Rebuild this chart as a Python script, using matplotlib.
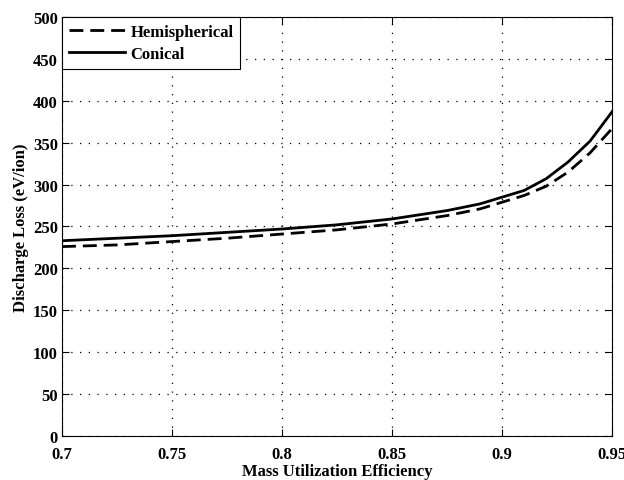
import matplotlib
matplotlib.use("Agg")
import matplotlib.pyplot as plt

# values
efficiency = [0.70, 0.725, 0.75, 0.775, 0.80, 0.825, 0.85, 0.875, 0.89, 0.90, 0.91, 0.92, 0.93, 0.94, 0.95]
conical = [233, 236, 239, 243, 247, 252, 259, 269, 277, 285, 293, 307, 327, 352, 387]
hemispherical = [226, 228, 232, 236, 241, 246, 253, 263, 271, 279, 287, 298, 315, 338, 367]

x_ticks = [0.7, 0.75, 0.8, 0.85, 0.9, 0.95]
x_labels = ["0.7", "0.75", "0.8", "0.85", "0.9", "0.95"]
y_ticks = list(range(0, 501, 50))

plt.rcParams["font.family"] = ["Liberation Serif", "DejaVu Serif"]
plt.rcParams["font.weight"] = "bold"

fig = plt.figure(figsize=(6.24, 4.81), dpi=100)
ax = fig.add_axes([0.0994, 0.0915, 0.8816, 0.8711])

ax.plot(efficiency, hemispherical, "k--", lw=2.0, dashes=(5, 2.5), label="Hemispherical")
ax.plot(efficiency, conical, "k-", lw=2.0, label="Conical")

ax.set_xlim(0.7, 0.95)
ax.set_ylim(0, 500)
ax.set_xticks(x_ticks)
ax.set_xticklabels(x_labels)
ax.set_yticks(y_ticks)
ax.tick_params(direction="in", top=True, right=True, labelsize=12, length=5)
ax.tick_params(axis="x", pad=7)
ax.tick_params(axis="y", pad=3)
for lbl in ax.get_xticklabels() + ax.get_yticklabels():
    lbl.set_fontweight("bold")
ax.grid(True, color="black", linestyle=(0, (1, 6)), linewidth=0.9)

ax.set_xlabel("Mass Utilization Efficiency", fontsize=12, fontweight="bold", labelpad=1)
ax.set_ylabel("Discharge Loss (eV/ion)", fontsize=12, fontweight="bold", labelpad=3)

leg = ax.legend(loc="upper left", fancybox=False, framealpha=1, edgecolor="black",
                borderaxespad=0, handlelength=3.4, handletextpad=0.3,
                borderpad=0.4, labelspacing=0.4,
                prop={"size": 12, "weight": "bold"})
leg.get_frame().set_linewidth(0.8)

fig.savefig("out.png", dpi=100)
--- --- ---
Only the lines from the start of the material through the line containing "315, 338, 367]" should be transcribed. Pictures stay out.

Rebuild this chart as a Python script, using matplotlib.
import matplotlib
matplotlib.use("Agg")
import matplotlib.pyplot as plt

# values
efficiency = [0.70, 0.725, 0.75, 0.775, 0.80, 0.825, 0.85, 0.875, 0.89, 0.90, 0.91, 0.92, 0.93, 0.94, 0.95]
conical = [233, 236, 239, 243, 247, 252, 259, 269, 277, 285, 293, 307, 327, 352, 387]
hemispherical = [226, 228, 232, 236, 241, 246, 253, 263, 271, 279, 287, 298, 315, 338, 367]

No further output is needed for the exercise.